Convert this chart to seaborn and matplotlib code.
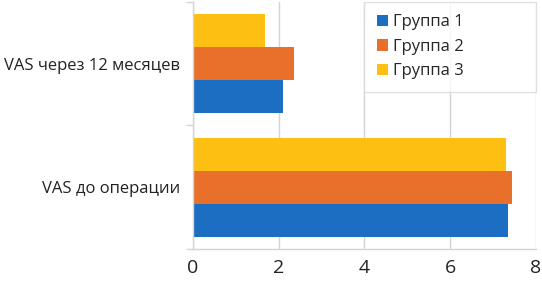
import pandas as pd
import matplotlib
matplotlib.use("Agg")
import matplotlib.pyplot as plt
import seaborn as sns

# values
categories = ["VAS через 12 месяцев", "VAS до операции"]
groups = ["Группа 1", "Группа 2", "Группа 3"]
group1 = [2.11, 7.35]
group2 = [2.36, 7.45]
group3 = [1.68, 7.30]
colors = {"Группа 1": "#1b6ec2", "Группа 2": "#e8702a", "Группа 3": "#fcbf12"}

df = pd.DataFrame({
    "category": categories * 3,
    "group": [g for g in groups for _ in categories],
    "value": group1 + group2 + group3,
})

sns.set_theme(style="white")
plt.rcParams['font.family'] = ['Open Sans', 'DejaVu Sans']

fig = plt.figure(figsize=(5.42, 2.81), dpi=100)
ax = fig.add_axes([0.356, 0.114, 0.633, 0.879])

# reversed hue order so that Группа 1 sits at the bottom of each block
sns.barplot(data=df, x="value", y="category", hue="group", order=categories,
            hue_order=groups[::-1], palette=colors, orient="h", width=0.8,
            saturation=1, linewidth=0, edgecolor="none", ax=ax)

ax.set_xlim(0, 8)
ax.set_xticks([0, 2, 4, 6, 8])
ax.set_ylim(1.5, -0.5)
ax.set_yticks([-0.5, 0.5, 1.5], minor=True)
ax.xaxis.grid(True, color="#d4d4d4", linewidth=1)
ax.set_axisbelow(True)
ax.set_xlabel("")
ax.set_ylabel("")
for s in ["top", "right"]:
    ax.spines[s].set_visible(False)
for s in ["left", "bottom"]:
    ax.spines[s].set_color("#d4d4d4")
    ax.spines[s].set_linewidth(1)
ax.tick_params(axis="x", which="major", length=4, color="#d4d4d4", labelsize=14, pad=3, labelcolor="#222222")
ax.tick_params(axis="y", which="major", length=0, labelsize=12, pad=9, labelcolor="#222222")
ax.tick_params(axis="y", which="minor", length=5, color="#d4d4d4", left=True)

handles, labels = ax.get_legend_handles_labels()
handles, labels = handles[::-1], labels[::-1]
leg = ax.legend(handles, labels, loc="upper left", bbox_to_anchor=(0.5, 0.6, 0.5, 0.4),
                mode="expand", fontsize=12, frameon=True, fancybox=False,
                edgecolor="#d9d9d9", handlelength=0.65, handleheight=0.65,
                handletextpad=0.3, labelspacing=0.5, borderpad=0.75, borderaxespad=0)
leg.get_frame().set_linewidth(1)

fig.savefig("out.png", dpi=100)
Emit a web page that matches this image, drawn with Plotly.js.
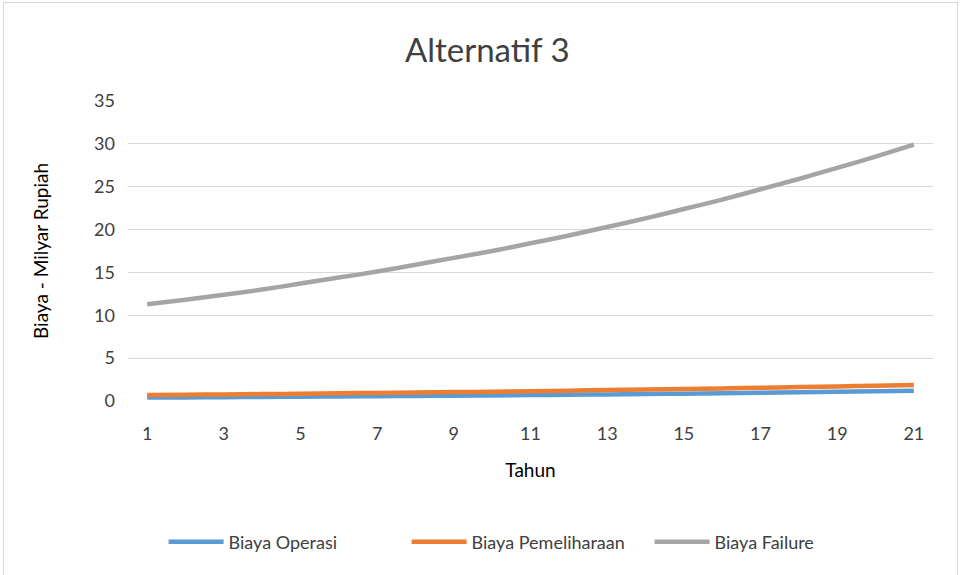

[Short task]: Exactly as written, repeat the lines from the beginning of the entries up to and including the line with "plt.rcParams['font.family'] = ['Open", but not the pictures.

[Task response]:
Convert this chart to seaborn and matplotlib code.
import pandas as pd
import matplotlib
matplotlib.use("Agg")
import matplotlib.pyplot as plt
import seaborn as sns

# values
categories = ["VAS через 12 месяцев", "VAS до операции"]
groups = ["Группа 1", "Группа 2", "Группа 3"]
group1 = [2.11, 7.35]
group2 = [2.36, 7.45]
group3 = [1.68, 7.30]
colors = {"Группа 1": "#1b6ec2", "Группа 2": "#e8702a", "Группа 3": "#fcbf12"}

df = pd.DataFrame({
    "category": categories * 3,
    "group": [g for g in groups for _ in categories],
    "value": group1 + group2 + group3,
})

sns.set_theme(style="white")
plt.rcParams['font.family'] = ['Open Sans', 'DejaVu Sans']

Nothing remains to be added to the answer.